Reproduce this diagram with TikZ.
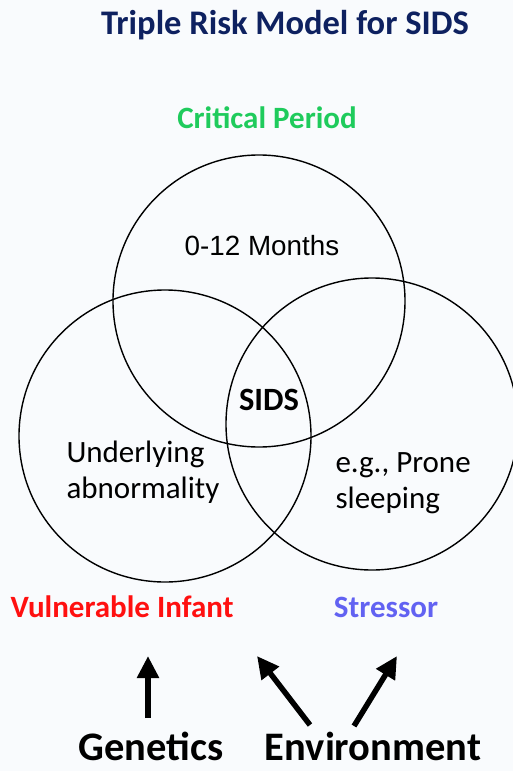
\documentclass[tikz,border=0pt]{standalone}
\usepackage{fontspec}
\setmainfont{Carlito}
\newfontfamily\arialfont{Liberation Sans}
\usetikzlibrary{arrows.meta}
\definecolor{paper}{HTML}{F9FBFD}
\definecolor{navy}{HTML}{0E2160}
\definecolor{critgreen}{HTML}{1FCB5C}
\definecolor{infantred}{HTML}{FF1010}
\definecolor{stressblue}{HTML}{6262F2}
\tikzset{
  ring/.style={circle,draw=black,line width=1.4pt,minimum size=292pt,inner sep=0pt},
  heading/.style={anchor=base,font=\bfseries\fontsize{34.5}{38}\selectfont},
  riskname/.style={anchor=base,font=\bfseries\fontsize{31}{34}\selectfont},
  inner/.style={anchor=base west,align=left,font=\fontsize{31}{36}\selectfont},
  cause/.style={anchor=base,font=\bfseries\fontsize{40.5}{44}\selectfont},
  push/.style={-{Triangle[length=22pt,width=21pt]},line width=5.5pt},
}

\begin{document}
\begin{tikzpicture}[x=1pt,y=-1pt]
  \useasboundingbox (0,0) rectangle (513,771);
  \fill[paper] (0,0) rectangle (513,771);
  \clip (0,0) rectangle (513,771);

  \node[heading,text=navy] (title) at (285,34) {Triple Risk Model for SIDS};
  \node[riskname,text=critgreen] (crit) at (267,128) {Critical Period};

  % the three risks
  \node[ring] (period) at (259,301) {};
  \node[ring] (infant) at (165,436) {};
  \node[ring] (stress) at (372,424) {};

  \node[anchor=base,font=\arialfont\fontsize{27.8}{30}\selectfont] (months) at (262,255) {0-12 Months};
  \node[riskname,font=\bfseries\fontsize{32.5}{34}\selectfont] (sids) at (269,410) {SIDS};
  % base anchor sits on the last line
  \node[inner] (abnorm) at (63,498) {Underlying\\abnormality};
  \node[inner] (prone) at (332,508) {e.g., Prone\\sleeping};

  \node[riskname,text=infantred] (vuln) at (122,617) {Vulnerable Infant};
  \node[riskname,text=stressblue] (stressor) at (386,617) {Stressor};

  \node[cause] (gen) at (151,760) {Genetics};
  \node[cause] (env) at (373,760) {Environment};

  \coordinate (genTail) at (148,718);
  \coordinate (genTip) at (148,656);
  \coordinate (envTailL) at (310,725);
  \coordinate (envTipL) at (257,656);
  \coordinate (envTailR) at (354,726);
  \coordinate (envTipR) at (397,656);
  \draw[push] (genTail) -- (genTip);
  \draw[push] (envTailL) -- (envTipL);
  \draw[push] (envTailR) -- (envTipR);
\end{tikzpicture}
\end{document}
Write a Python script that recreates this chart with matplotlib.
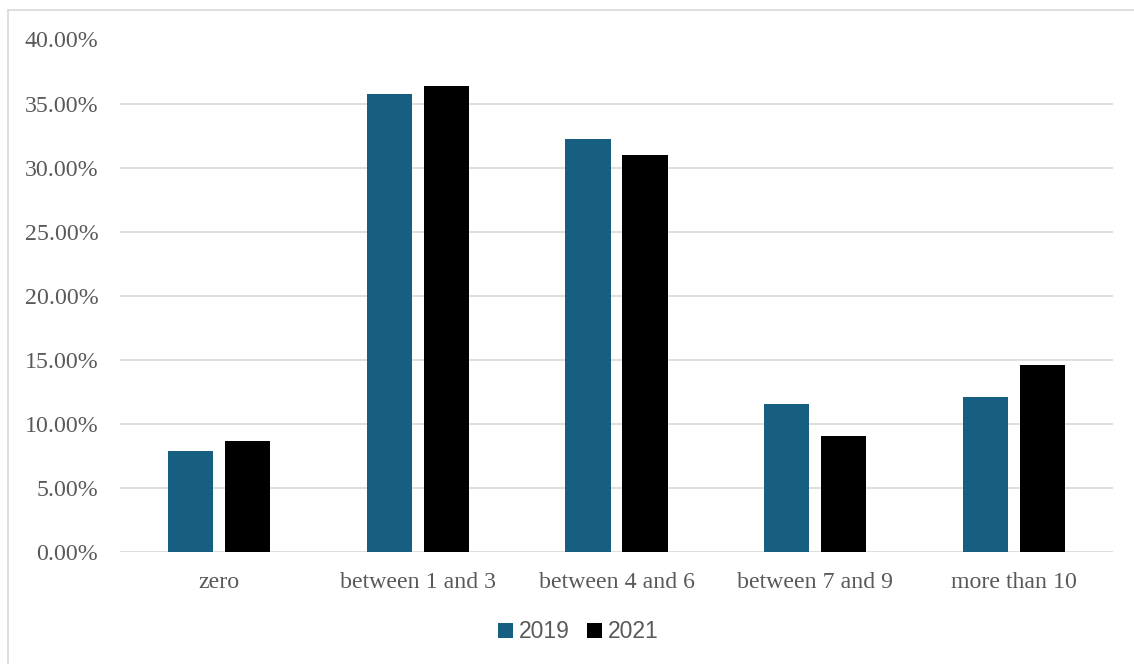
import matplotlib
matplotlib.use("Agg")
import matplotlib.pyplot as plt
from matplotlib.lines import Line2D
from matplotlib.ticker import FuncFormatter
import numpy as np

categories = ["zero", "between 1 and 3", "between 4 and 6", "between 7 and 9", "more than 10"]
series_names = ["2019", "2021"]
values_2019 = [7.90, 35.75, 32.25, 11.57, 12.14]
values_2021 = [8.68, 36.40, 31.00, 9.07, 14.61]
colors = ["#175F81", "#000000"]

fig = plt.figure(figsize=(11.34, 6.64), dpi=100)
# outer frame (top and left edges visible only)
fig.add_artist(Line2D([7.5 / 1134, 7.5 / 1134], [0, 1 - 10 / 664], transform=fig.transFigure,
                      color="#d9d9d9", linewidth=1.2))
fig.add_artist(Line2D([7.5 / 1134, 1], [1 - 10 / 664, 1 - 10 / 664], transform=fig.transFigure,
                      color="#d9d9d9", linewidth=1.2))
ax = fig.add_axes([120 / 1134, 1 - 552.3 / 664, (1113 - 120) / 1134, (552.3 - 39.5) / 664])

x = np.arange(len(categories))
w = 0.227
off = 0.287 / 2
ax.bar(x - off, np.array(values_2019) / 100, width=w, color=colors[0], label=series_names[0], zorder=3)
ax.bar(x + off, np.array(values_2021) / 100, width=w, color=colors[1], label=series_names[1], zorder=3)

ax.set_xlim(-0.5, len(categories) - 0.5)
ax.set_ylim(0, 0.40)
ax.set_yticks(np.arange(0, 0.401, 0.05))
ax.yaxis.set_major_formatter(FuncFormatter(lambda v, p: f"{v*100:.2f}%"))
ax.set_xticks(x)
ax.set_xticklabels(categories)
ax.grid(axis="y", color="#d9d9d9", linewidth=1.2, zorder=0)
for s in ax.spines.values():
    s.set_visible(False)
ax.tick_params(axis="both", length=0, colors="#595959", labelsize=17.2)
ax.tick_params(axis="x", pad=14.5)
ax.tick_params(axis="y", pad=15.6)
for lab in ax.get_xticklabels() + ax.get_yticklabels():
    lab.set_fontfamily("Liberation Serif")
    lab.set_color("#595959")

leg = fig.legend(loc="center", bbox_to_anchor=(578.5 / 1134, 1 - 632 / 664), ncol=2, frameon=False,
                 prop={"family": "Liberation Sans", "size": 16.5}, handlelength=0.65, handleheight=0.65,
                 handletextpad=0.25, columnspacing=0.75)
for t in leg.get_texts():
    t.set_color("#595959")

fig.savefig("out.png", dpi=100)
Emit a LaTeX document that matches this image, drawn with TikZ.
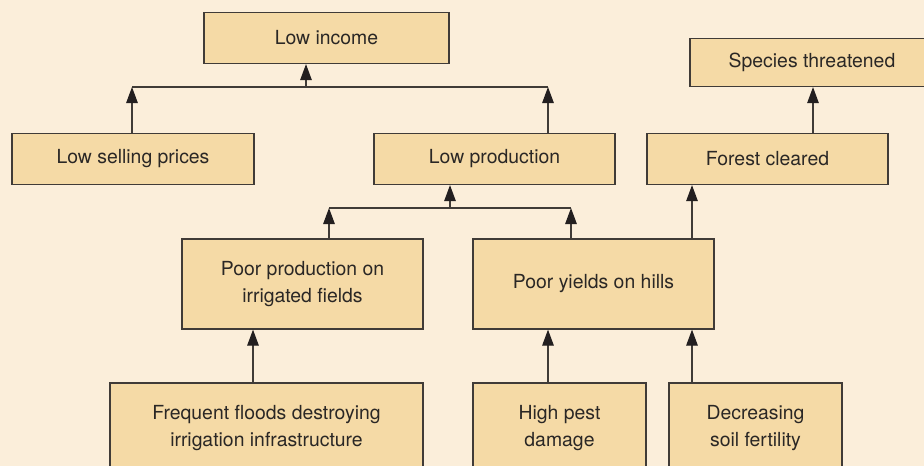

· · · ·

### Exercise directions
Repeat the material exactly as it reads, without any of its pictures.

### Response to the exercise
Reproduce this diagram with TikZ.
\documentclass[tikz,border=0pt]{standalone}
\usepackage{fontspec}
\setmainfont{Carlito}
\newfontfamily\arialfont{Liberation Sans}
\usetikzlibrary{arrows.meta}
\definecolor{paper}{HTML}{F9FBFD}
\definecolor{navy}{HTML}{0E2160}
\definecolor{critgreen}{HTML}{1FCB5C}
\definecolor{infantred}{HTML}{FF1010}
\definecolor{stressblue}{HTML}{6262F2}
\tikzset{
  ring/.style={circle,draw=black,line width=1.4pt,minimum size=292pt,inner sep=0pt},
  heading/.style={anchor=base,font=\bfseries\fontsize{34.5}{38}\selectfont},
  riskname/.style={anchor=base,font=\bfseries\fontsize{31}{34}\selectfont},
  inner/.style={anchor=base west,align=left,font=\fontsize{31}{36}\selectfont},
  cause/.style={anchor=base,font=\bfseries\fontsize{40.5}{44}\selectfont},
  push/.style={-{Triangle[length=22pt,width=21pt]},line width=5.5pt},
}

\begin{document}
\begin{tikzpicture}[x=1pt,y=-1pt]
  \useasboundingbox (0,0) rectangle (513,771);
  \fill[paper] (0,0) rectangle (513,771);
  \clip (0,0) rectangle (513,771);

  \node[heading,text=navy] (title) at (285,34) {Triple Risk Model for SIDS};
  \node[riskname,text=critgreen] (crit) at (267,128) {Critical Period};

  % the three risks
  \node[ring] (period) at (259,301) {};
  \node[ring] (infant) at (165,436) {};
  \node[ring] (stress) at (372,424) {};

  \node[anchor=base,font=\arialfont\fontsize{27.8}{30}\selectfont] (months) at (262,255) {0-12 Months};
  \node[riskname,font=\bfseries\fontsize{32.5}{34}\selectfont] (sids) at (269,410) {SIDS};
  % base anchor sits on the last line
  \node[inner] (abnorm) at (63,498) {Underlying\\abnormality};
  \node[inner] (prone) at (332,508) {e.g., Prone\\sleeping};

  \node[riskname,text=infantred] (vuln) at (122,617) {Vulnerable Infant};
  \node[riskname,text=stressblue] (stressor) at (386,617) {Stressor};

  \node[cause] (gen) at (151,760) {Genetics};
  \node[cause] (env) at (373,760) {Environment};

  \coordinate (genTail) at (148,718);
  \coordinate (genTip) at (148,656);
  \coordinate (envTailL) at (310,725);
  \coordinate (envTipL) at (257,656);
  \coordinate (envTailR) at (354,726);
  \coordinate (envTipR) at (397,656);
  \draw[push] (genTail) -- (genTip);
  \draw[push] (envTailL) -- (envTipL);
  \draw[push] (envTailR) -- (envTipR);
\end{tikzpicture}
\end{document}
Write a Python script that recreates this chart with matplotlib.
import matplotlib
matplotlib.use("Agg")
import matplotlib.pyplot as plt
from matplotlib.lines import Line2D
from matplotlib.ticker import FuncFormatter
import numpy as np

categories = ["zero", "between 1 and 3", "between 4 and 6", "between 7 and 9", "more than 10"]
series_names = ["2019", "2021"]
values_2019 = [7.90, 35.75, 32.25, 11.57, 12.14]
values_2021 = [8.68, 36.40, 31.00, 9.07, 14.61]
colors = ["#175F81", "#000000"]

fig = plt.figure(figsize=(11.34, 6.64), dpi=100)
# outer frame (top and left edges visible only)
fig.add_artist(Line2D([7.5 / 1134, 7.5 / 1134], [0, 1 - 10 / 664], transform=fig.transFigure,
                      color="#d9d9d9", linewidth=1.2))
fig.add_artist(Line2D([7.5 / 1134, 1], [1 - 10 / 664, 1 - 10 / 664], transform=fig.transFigure,
                      color="#d9d9d9", linewidth=1.2))
ax = fig.add_axes([120 / 1134, 1 - 552.3 / 664, (1113 - 120) / 1134, (552.3 - 39.5) / 664])

x = np.arange(len(categories))
w = 0.227
off = 0.287 / 2
ax.bar(x - off, np.array(values_2019) / 100, width=w, color=colors[0], label=series_names[0], zorder=3)
ax.bar(x + off, np.array(values_2021) / 100, width=w, color=colors[1], label=series_names[1], zorder=3)

ax.set_xlim(-0.5, len(categories) - 0.5)
ax.set_ylim(0, 0.40)
ax.set_yticks(np.arange(0, 0.401, 0.05))
ax.yaxis.set_major_formatter(FuncFormatter(lambda v, p: f"{v*100:.2f}%"))
ax.set_xticks(x)
ax.set_xticklabels(categories)
ax.grid(axis="y", color="#d9d9d9", linewidth=1.2, zorder=0)
for s in ax.spines.values():
    s.set_visible(False)
ax.tick_params(axis="both", length=0, colors="#595959", labelsize=17.2)
ax.tick_params(axis="x", pad=14.5)
ax.tick_params(axis="y", pad=15.6)
for lab in ax.get_xticklabels() + ax.get_yticklabels():
    lab.set_fontfamily("Liberation Serif")
    lab.set_color("#595959")

leg = fig.legend(loc="center", bbox_to_anchor=(578.5 / 1134, 1 - 632 / 664), ncol=2, frameon=False,
                 prop={"family": "Liberation Sans", "size": 16.5}, handlelength=0.65, handleheight=0.65,
                 handletextpad=0.25, columnspacing=0.75)
for t in leg.get_texts():
    t.set_color("#595959")

fig.savefig("out.png", dpi=100)
Emit a LaTeX document that matches this image, drawn with TikZ.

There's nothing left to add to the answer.